Toolkit for Tinkerers
- The Art of the Sonnet by Stephen Burt and David Mikics
Harvard, 451 pp, £25.95, May 2010, ISBN 978 0 674 04814 0
Sonnets have no rival. They’ve been written about kingfishers, love, squirrels, the moon (too often), God, despair, more love, grief, exultation, time, decay, church bells beyond the stars heard, war, statues, castles, rivers, revolutionaries, architecture, madness, seascapes, letters, kisses, and more or less everything else from apocalypse to zoos. Since its invention in 13th-century Sicily the sonnet has been the most versatile and enduring of poetic forms. It has been pumped with inscape and instress by Gerard Manley Hopkins, filled with sentiment by Anna Seward, cut and pasted by Ted Berrigan (his 1964 Sonnets were apparently assembled with the help of the 1960s equivalent of a Pritt Stick), and worked into a tortuous frenzy by Michelangelo. Blank verse and the heroic couplet, the staples of English versification from the 16th to the 19th century, seem small-timers by comparison. Sestinas have come and gone. Ottava rima and rhyme royal had their day, but lost favour when readers ceased to want long poems which combined storytelling with epigrammatic cleverness. Even now, when set poetic forms are generally snarled or snored at, the sonnet is probably the only verse shape that almost all literate people would be able to identify, if only through having seen Shakespeare’s ‘Let me not to the marriage of true minds’ printed in the order of service at weddings. Most people of a certain age could recite a sonnet or two by Wilfred Owen, or Keats, or Shakespeare.

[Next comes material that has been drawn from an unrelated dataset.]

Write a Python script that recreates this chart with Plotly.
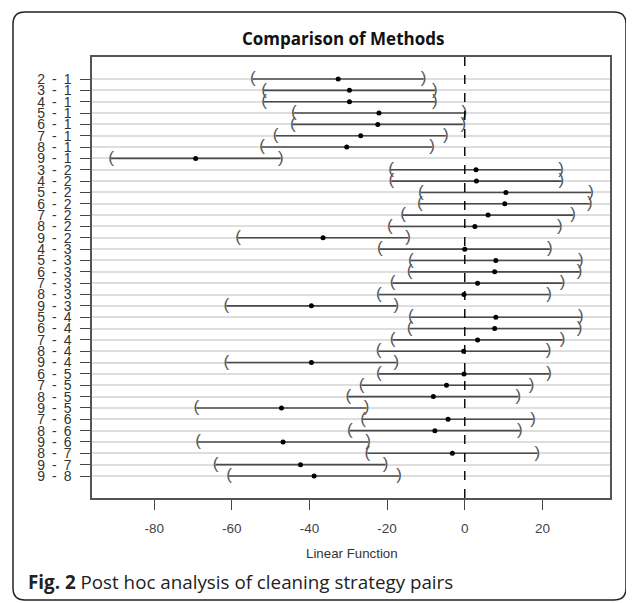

How did this half-page filler, a half-pint form of a mere 14 lines, come to be so successful? From a reader’s point of view the answer is obvious. A sonnet is short enough not to get lost in but long enough to encompass at least one thought and probably a counter-thought too. They’re teachable and learnable. From a poet’s perspective the sonnet is a dream of organised flexibility, offering both liberties and bounds. For large portions of English literary history the word ‘sonnet’ could be used to describe more or less any short poem, but even the narrow definition favoured by the OED (‘14 decasyllabic lines, with rhymes arranged according to one or other of certain definite schemes’) allows for ingenious transformation. Fourteen is a good number to divide up. It can yield three quatrains and a couplet (the so-called Shakespearean sonnet, actually first used in the late Henrician period), or an octave and a sestet (the Petrarchan form, actually found as early as Dante), or even a set of seven couplets. Within each of these variations there may be further variations: do the quatrains hide a couplet within them (abba) or do they make up a couplet of rhymes (abab)? Should ‘a’ and ‘b’ rhymes dominate the octave, or can ‘c’ and ‘d’ jostle their way in too? The sonnet is a toolkit for tinkerers, and its formal flexibility can be matched by shifts and tricks in argument: poets who liked to turn things upside down could begin with a six-line rhymed unit (as Shelley did to evoke the topsy-turvy world of ‘England in 1819’), or use quatrain to refute quatrain, or break up the quatrains into couplets in quizzical dialogue with each other – as Alison Brackenbury does in her mischievous sonnet of 2004 called ‘Homework. Write a Sonnet. About Love?’
When poets have written about the sonnet they have tended to represent it as a small orderly space. Samuel Daniel is often quoted as having said: ‘is it not most delightful to see much excellently ordered in a small room?’ But he preceded that remark by commenting ‘especially seeing our passions are often without measure’, and potentially measureless freedoms also seem to come into poets’ minds when they think of the sonnet. That’s probably true even of Wordsworth’s declaration that ‘Nuns fret not at their convent’s narrow room’ and that ‘’twas pastime to be bound/Within the Sonnet’s scanty plot of ground.’ As Leigh Hunt drily noted in The Book of the Sonnet (1867), ‘thousands of nuns, there is no doubt, have fretted horribly, and do fret.’ That surely was part of Wordsworth’s point: a sonnet is not just an orderly space, but one which contains a passion or a thought fretting to get out. And that’s why, throughout its history, the sonnet has appealed to people who think of themselves as innovators or modernists – as Petrarch, Sidney, Dante, Michelangelo and Shakespeare did, as well as more recent experimenters such as Hopkins, John Berryman or the sub-Prynnean Tony Lopez. Donne and Hopkins used sonnets as vehicles for religious anguish because it’s so easy to suggest that they’re buckling under pressure, that the spirit will not run true to the form, or to God. The sonnet has a structure that invites mild rebellion. Its formal restrictions suggest less the unfretful Mother Teresa than the Julie Andrews kind of nun, who might just want to rip off the wimple and sing.